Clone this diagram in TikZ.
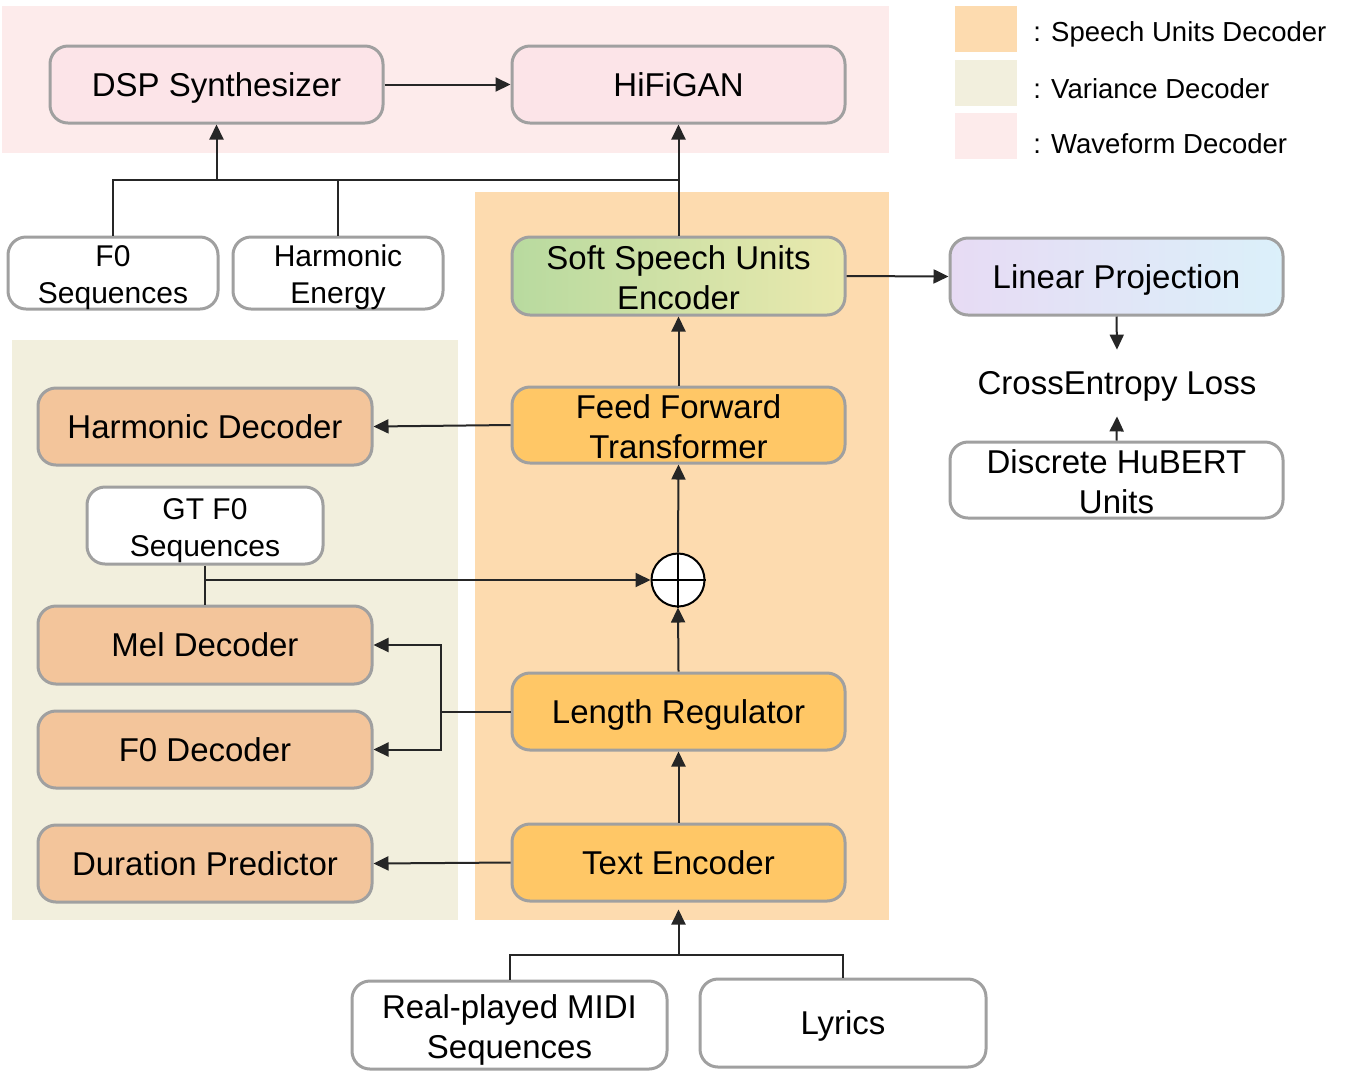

---

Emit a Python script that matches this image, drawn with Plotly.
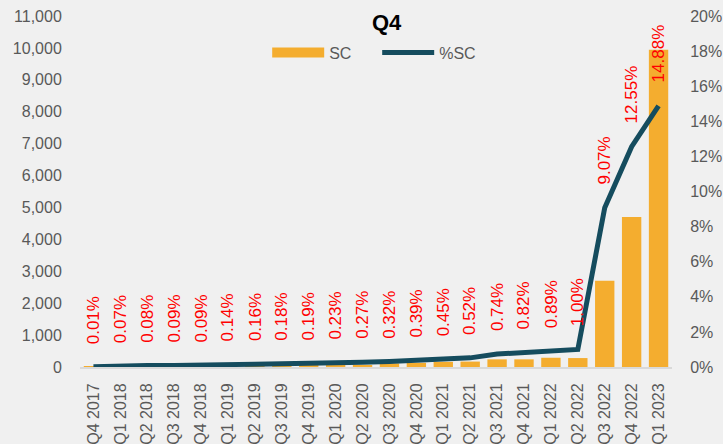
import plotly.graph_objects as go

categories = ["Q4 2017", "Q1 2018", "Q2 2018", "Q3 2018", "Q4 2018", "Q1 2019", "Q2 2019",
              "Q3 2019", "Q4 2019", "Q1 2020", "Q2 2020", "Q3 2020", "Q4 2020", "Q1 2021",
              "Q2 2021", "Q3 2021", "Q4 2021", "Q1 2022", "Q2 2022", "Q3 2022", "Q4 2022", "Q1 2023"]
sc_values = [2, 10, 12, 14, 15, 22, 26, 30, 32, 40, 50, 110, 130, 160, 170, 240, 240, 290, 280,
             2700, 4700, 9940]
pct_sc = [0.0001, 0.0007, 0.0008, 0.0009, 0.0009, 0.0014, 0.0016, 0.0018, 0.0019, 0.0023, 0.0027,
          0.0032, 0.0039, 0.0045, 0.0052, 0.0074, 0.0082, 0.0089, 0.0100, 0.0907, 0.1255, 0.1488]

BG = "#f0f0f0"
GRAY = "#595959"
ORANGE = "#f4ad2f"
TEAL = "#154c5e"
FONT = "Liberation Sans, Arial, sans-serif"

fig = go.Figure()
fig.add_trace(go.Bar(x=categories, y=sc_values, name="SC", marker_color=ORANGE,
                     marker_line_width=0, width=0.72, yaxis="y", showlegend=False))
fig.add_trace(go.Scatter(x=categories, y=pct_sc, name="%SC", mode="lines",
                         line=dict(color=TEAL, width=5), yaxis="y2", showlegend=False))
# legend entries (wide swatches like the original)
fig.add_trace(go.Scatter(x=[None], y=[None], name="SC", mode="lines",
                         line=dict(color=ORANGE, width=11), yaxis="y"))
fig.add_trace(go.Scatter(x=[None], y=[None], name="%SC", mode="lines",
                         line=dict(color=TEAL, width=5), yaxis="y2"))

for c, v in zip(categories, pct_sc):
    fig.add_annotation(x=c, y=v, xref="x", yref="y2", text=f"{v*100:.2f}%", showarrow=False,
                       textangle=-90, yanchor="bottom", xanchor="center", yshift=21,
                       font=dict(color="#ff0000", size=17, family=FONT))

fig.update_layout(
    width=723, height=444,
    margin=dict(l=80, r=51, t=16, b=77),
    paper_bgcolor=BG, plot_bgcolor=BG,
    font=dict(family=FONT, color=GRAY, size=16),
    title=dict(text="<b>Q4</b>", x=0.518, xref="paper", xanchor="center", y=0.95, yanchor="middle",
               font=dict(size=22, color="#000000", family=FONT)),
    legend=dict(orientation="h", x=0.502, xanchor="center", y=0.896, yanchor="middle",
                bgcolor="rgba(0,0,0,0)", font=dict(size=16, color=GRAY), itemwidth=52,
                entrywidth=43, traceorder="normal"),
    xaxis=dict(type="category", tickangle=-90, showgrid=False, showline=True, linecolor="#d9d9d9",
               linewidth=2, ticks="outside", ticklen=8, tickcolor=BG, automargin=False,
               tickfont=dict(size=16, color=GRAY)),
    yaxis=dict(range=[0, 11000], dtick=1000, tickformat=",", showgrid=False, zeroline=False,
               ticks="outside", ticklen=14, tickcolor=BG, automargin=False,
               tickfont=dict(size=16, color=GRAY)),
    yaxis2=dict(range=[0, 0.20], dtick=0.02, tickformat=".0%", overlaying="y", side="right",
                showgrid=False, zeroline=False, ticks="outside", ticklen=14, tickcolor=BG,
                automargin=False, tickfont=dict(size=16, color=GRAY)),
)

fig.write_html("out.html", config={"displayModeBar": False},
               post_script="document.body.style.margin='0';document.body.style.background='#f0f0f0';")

---

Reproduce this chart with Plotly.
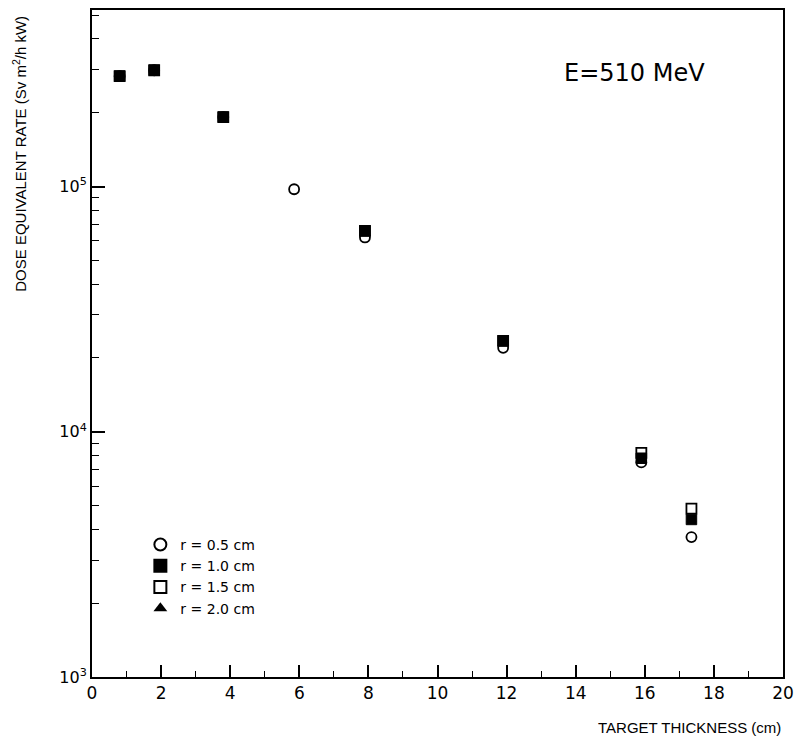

---

> Goal of the exercise
Go back to the lines above and output, exactly as they stand, the ones from the line containing "Emit a Python" to the line containing "import plotly.graph_objects as go". Leave all pictures behind.

> Finished answer
Emit a Python script that matches this image, drawn with Plotly.
import plotly.graph_objects as go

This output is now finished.